— Begin Given entries —
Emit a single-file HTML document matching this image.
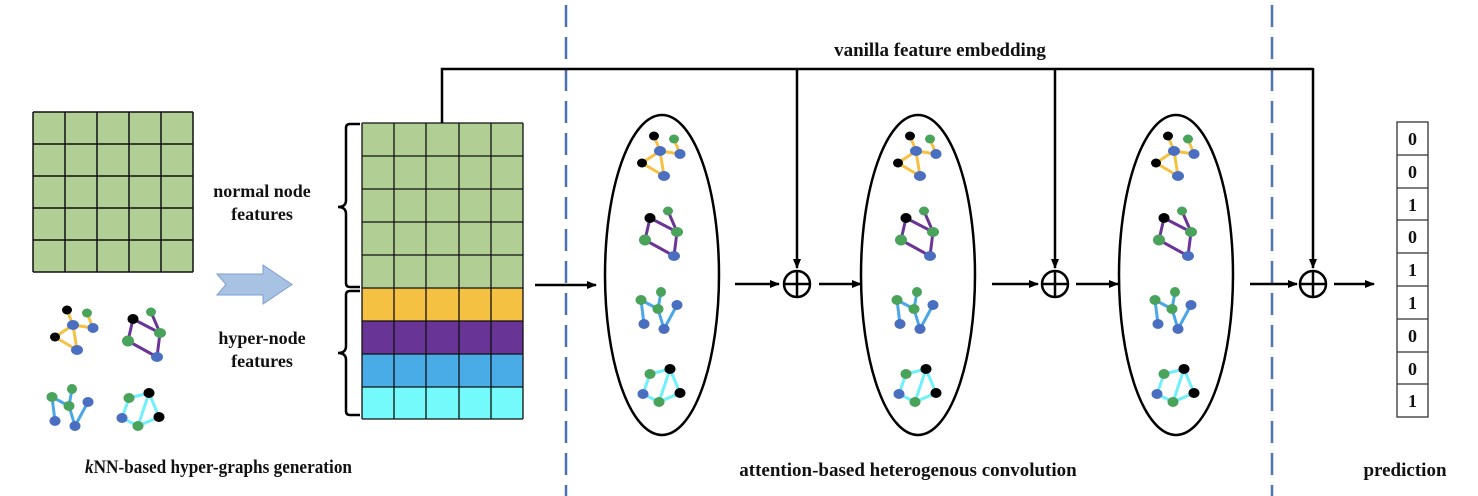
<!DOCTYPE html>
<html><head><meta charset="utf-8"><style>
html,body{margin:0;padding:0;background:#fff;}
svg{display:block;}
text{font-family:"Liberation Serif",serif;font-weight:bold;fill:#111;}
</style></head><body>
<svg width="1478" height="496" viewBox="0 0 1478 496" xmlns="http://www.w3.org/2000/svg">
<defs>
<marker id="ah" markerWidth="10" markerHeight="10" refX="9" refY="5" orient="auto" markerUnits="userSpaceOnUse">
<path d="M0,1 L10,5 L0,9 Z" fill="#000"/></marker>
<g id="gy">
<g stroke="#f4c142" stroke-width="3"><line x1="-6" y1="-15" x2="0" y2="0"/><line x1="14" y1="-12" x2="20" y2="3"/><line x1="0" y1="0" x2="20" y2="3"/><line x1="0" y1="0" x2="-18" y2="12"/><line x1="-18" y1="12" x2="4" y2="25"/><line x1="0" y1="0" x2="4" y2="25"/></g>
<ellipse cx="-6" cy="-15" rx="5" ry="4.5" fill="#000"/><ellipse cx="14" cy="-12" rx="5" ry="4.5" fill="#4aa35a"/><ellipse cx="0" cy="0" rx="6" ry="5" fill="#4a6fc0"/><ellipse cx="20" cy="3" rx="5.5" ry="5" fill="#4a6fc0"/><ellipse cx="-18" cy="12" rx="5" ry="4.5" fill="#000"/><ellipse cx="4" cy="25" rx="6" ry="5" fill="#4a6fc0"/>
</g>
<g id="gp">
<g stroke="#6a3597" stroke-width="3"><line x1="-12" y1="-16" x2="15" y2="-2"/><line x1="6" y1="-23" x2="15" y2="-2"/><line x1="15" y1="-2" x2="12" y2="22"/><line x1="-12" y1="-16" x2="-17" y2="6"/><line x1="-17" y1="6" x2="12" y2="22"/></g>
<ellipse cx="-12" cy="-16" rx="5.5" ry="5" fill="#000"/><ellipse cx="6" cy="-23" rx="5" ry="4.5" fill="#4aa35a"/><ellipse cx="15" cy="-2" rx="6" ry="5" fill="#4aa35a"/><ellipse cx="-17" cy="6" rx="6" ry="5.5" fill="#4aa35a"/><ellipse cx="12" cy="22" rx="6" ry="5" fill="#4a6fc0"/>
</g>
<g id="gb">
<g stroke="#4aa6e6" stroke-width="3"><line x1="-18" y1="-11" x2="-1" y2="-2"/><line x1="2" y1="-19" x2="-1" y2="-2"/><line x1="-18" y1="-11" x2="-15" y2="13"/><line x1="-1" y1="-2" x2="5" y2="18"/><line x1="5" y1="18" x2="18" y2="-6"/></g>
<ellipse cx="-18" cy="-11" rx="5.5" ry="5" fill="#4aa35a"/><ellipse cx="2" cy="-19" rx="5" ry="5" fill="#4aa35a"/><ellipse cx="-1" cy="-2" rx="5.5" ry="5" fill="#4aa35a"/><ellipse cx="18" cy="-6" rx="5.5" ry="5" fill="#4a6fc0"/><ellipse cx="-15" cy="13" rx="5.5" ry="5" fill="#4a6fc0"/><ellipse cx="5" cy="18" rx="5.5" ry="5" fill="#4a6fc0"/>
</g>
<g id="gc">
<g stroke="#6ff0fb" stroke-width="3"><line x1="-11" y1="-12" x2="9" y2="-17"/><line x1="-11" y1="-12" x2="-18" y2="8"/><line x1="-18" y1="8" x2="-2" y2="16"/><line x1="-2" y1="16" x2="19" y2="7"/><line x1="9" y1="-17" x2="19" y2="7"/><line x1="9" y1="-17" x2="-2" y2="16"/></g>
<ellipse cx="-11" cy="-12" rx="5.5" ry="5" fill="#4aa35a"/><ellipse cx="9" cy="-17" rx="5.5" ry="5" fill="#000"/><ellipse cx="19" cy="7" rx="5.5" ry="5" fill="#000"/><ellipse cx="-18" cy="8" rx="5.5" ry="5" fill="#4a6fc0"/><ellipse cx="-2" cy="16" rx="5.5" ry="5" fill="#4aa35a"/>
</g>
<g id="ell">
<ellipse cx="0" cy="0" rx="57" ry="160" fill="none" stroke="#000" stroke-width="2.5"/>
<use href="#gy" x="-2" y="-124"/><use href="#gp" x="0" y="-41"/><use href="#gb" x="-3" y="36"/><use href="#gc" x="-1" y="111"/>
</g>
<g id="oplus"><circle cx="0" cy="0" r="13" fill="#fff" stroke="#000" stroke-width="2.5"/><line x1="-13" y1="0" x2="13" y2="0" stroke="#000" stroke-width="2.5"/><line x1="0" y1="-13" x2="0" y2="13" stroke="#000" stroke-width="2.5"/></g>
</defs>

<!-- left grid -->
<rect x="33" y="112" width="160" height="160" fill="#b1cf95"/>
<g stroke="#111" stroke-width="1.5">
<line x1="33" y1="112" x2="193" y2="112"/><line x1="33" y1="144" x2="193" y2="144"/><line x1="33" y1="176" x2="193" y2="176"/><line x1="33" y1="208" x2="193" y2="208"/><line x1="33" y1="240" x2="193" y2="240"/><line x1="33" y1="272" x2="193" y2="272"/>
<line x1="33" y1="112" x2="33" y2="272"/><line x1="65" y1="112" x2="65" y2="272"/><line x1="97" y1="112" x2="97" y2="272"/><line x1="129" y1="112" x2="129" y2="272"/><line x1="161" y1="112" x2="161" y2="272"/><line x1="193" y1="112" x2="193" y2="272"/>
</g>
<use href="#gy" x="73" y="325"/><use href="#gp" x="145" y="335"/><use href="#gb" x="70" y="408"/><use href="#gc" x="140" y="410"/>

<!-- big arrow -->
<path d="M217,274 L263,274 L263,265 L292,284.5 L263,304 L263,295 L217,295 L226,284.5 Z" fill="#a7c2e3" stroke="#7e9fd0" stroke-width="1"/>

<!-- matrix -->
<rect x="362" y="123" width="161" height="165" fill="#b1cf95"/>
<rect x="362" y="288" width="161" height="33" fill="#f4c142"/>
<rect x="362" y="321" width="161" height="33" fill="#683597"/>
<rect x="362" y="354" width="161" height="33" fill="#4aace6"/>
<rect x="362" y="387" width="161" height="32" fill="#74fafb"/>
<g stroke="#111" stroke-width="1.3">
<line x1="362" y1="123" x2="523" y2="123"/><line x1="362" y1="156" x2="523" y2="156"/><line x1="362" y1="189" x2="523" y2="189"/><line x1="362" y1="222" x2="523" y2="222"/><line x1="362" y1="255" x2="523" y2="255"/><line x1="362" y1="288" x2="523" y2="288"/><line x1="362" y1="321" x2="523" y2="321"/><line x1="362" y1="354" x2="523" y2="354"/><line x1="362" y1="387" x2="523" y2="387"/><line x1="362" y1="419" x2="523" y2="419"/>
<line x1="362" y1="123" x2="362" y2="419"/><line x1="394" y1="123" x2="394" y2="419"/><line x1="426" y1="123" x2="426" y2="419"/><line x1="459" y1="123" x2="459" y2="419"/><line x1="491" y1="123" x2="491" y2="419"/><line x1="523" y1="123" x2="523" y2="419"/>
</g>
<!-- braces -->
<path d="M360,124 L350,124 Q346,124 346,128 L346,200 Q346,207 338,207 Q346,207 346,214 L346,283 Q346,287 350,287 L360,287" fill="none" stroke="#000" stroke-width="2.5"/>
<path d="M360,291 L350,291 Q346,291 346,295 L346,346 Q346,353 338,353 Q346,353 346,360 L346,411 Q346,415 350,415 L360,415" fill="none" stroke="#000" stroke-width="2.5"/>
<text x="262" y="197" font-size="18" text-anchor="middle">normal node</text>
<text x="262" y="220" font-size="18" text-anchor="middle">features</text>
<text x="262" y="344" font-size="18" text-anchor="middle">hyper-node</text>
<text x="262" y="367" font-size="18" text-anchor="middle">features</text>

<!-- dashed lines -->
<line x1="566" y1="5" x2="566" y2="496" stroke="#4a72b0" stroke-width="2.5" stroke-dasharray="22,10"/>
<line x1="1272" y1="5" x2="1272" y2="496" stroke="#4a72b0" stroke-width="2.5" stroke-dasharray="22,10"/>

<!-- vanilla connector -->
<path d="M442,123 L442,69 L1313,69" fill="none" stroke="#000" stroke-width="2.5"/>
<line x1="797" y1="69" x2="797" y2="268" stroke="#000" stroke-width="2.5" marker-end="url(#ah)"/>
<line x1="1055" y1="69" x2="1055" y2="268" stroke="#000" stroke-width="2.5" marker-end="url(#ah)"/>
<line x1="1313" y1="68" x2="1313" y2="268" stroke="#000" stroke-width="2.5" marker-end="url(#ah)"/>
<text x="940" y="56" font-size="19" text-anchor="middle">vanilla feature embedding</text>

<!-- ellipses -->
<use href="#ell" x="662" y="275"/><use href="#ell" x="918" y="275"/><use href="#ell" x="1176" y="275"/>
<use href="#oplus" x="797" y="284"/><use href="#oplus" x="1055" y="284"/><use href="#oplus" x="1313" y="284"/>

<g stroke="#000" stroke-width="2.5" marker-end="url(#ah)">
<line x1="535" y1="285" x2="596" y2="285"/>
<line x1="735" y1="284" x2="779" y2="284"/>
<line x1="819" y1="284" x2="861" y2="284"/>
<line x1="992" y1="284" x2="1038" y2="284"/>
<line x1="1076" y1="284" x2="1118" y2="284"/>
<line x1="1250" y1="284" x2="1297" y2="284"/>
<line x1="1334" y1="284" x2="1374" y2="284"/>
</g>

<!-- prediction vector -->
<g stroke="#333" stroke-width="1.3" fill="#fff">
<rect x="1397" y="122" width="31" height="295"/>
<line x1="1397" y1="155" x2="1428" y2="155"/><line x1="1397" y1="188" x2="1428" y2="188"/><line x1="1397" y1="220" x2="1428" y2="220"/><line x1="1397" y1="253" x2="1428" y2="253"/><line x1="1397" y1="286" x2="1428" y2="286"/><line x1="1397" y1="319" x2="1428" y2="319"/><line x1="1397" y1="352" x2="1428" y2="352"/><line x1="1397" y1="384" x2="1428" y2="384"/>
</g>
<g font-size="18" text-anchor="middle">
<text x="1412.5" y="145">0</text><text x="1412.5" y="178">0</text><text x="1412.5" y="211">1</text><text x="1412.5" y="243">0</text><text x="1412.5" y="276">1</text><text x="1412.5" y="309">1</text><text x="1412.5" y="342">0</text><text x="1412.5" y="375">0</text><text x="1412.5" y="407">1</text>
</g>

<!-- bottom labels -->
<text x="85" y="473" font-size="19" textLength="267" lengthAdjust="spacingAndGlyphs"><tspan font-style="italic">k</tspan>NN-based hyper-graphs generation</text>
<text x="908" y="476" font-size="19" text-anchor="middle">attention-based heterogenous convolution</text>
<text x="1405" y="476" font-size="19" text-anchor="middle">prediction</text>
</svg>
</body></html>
— End Given entries —
— Begin Given entries —
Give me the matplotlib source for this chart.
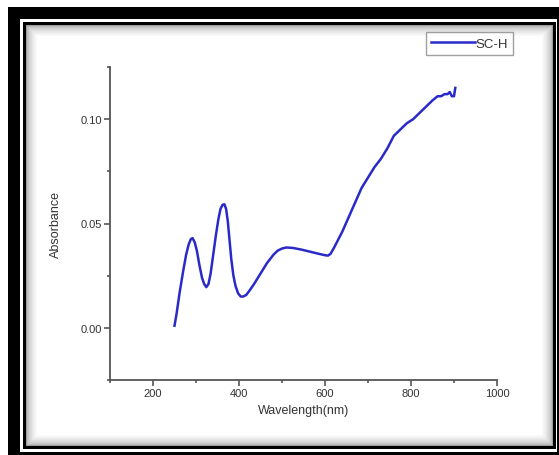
— End Given entries —
Scan the records above for the string "this", then select every line that holds it.

Emit a single-file HTML document matching this image.
Give me the matplotlib source for this chart.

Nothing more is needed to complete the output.